GIGANTE
Jara n’a pas un format facile à caser, de taille imposante et bien enrobé, il semble surtout chercher à faire oublier ses dimensions atypiques. Il végète dans une frange sociale où il est difficile de joindre les deux bouts, où l’on doit sa subsistance à de petits boulots pas très valorisés, à l’appartenance à une main d’œuvre facile à remplacer. Il est veilleur de nuit dans un supermarché et arrondit ses fins de mois comme sorteur dans une boîte. Dans l’un comme dans l’autre cas, il observe la vie sociale des autres, il s’exerce à la plus grande discrétion. Il passe une bonne partie de ses loisirs devant la télévision comme manière de pousser encore un peu plus loin son aliénation, s’oublier. Télévision le jour ou écran de surveillance la nuit, il regarde sans voir. Il lui faut ce flux visuel pour oublier son poids.
Durant les longues veilles nocturnes, une des distractions consiste à regarder le ballet des femmes de ménage qui nettoient le supermarché. Il finit par tomber amoureux de l’une d’elles et va, alors, avoir un usage actif de l’écran. La suivre de pièce en pièce, zoomer, essayer de comprendre les scènes dont il est le témoin invisible. Il n’utilise pas cette technologie de contrôle pour exercer un pouvoir sur l’être convoité mais pour s’infiltrer, par imagination, dans son entourage, vivre près d’elle à distance. C’est un moyen de rêver pas de soumettre. Dans la vraie vie aussi, il se lance dans une filature obstinée, désespérée: ses trajets, son logis, ses loisirs, ses fréquentations… Au gré de longues errances dans la ville – car cette grande carcasse bedonnante se trouve «située» et exister dans la marche urbaine, le déplacement -, il accumule les informations, les indices et donne de la chair à la connaissance fantasmée de cette femme finalement aussi solitaire que lui.
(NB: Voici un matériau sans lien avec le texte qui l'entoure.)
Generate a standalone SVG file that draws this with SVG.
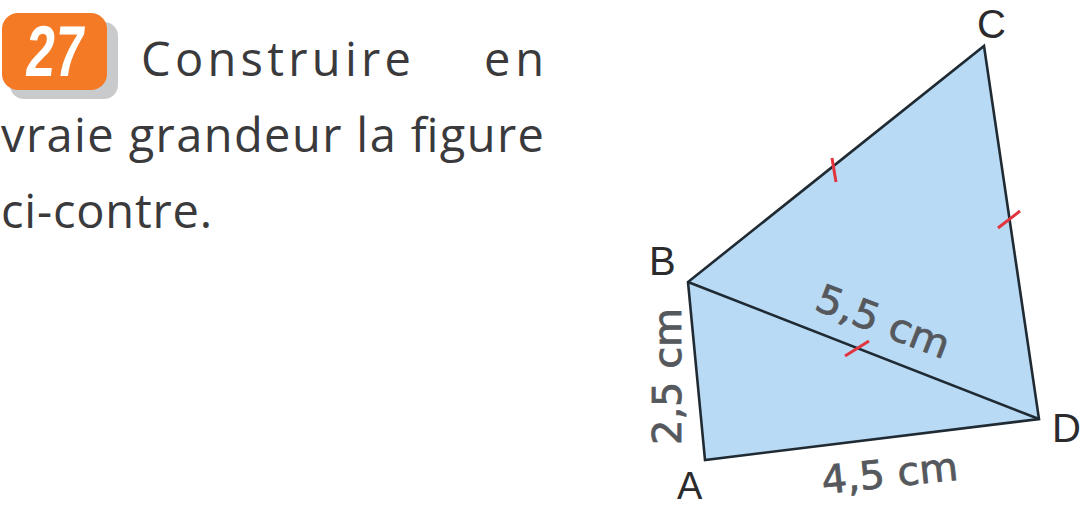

Le film se déroule lentement, prend le temps de suivre le passage de climats de l’attente sans objet et sans espoir à ceux, un brin plus fébrile, d’une attente illuminée par un objet et une espérance ténue qui cherche à croître.
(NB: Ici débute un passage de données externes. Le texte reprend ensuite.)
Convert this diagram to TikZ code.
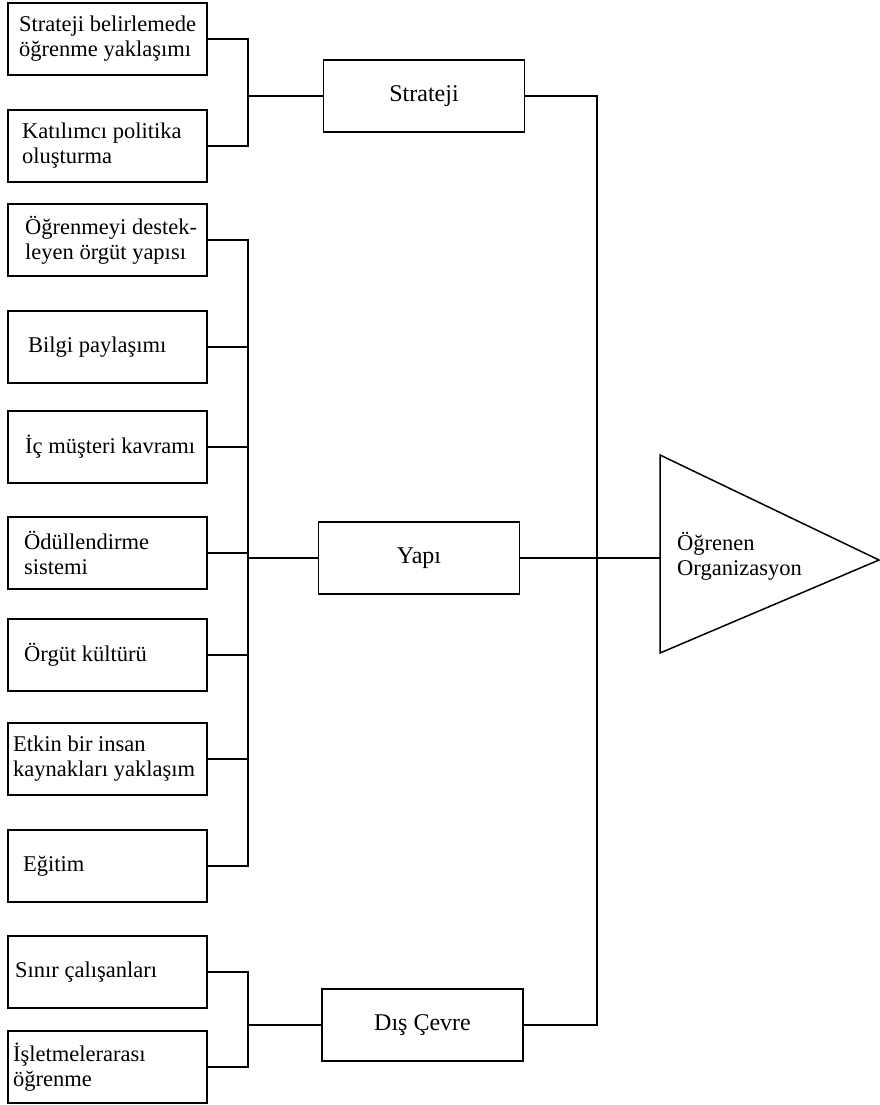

Entre-temps, on apprécie la personnalité sympathique de cet exclu sentimental à la silhouette d’obèse (vaguement): son aptitude à jouer comme un gamin avec son neveu, son profil d’amateur de Metal, son art inné du massage acquis rien qu’en regardant des émissions, son obstination à mener campagne pour « en sortir », bref une humanité géante sous un costume banal. La narration est attentive aux conditions d’exclusions latentes, au sentiment de rejet mais elle procède en installant un humour social, pas celui qui fait éclater de rire aux dépens d’un tel ou telle, mais qui fait sourire par des « gags » positifs, des situations où les tensions et les pièges se dénouent heureusement. Parfois le système D du relationnel. Gigante a reçu un Ours d’Argent à Berlin en 2009 et on l’a souvent caractérisé comme étant « un de ces petits films dont on ressort touché, séduit, heureux » (Le Monde). C’est vrai. Adrian Biniez a fait une courte apparition dans le film Whisky, ce qui donne une idée du « milieu » qu’il fréquente, a réalisé deux courts-métrages, composé une musique de film, sa carrière est donc devant lui, prometteuse.